Halloween Die-ary #5
I woke up this morning with the oldest two of our three kids
in our bed. Apparently, they spooked themselves in the night. It’s not like I
took them to an abandoned amusement park yesterday, while letting them listen
to true crime podcasts on the way. One of those choices was mine, the other
theirs, by the way.
I spooked myself a lot as a kid. Part of that was because I
struggled with insomnia. I would lie in bed, staring at the outline of a
dresser against the light of the hallway, thinking it was the profile of a
monster, a monster keeping still because it was waiting for me to move before
it could attack me. I would lie there in a self-induced paralysis until my
entire body ached. Man, I hated going to bed. Still do, actually.
I remember one night, my mom let me watch The Private
Eyes, that screwball mansion-mystery comedy with Don Knotts and Tim Conway.
That last scene, with the Wookalar? I watched those 45 seconds with my fingers across
my eyes, only catching snatches of what I now know to be a relatively, well, still
terrifying lunch lady-boar and slept on mom's bedroom floor that
night. Right. A Don Knotts movie terrified me.
And, of course, all my childhood nightmares are vivid.
And I didn’t even have parents steeped in the spooky, so I
don’t know how my own kids are handling it. What if, after a particularly blood-chilling
nightmare, I ran to my dad’s room only to find myself face-to-face with a bunch
of plastic human skeletons and a life-sized Vincent Price cutout? Or Big Face? My
poor kids.
I have this one photo of my eldest back when she was almost two years old. It looks awful, and I want to post the whole image, but Lindsey won’t
let me, so I cropped the kid out and left the monster. And turned
it black-and-white for some reason. I don’t question my muse (see photo at the beginning of this essay). But the context
was, we were in Salem, visiting friends one October and they showed us their
Halloween costumes. My daughter was loving it all, the monster masks, the attention,
so Lindsey lifted her camera to take a photo and just as she did so, the kid’s
face crumpled and her body withdrew into itself in animal terror at just the monster
arm. Not even a full costume or a mask. Just the arm. Lindsey took
that first photo before registering the change in her baby.

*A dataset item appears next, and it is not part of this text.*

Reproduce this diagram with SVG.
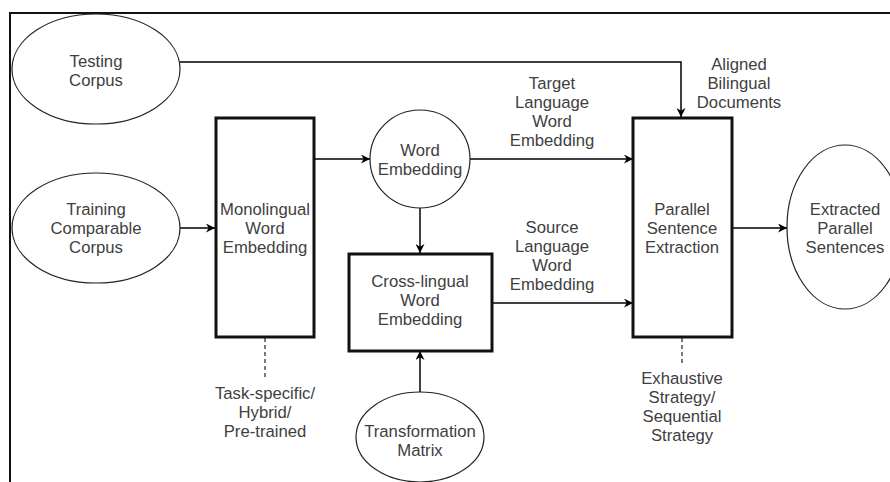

So the photo looks like we’re torturing a kid, but really we
immortalized half of a half of a moment. She was laughing and playing in the
next photo that we didn’t take because we were rushing to her apologizing
profusely and promising her skull-shaped chocolates from Ye Olde Pepper Candy
Companie.
These days that kid, who’s almost 11 now, won’t even let me
finish the phrase “horror movie,” much less watch one with me (although she’ll
read anything scary). Every once in a while she’ll try, but she inevitably ends
up sitting in a different room from, but in direct view of, the TV, putting as
much space in her eyeline with it as possible. My six-year-old has a bunch of bravado
about scary movies, but that’s mostly because she likes watching her older
sister’s overreaction (Six-year-old: “Dad, let’s watch that Pennywise movie!” Eleven-year-old:
“No!!!!”). The six-year-old will say yes to anything spooky or scary (and went
through a phase where she only wanted to watch the 2010 The Wolfman with Benicio
del Toro, for some reason) but it’ll always get to her later that night when it’s
time to go to her bedroom. Alone. In the dark. With the spiders.
So I always wonder if I am in the process of either messing
up my kids or messing up my chances of having a scary movie buddy in the future. Or maybe
they’ll grow into them like I did.
Then again, there’s always the two-year-old!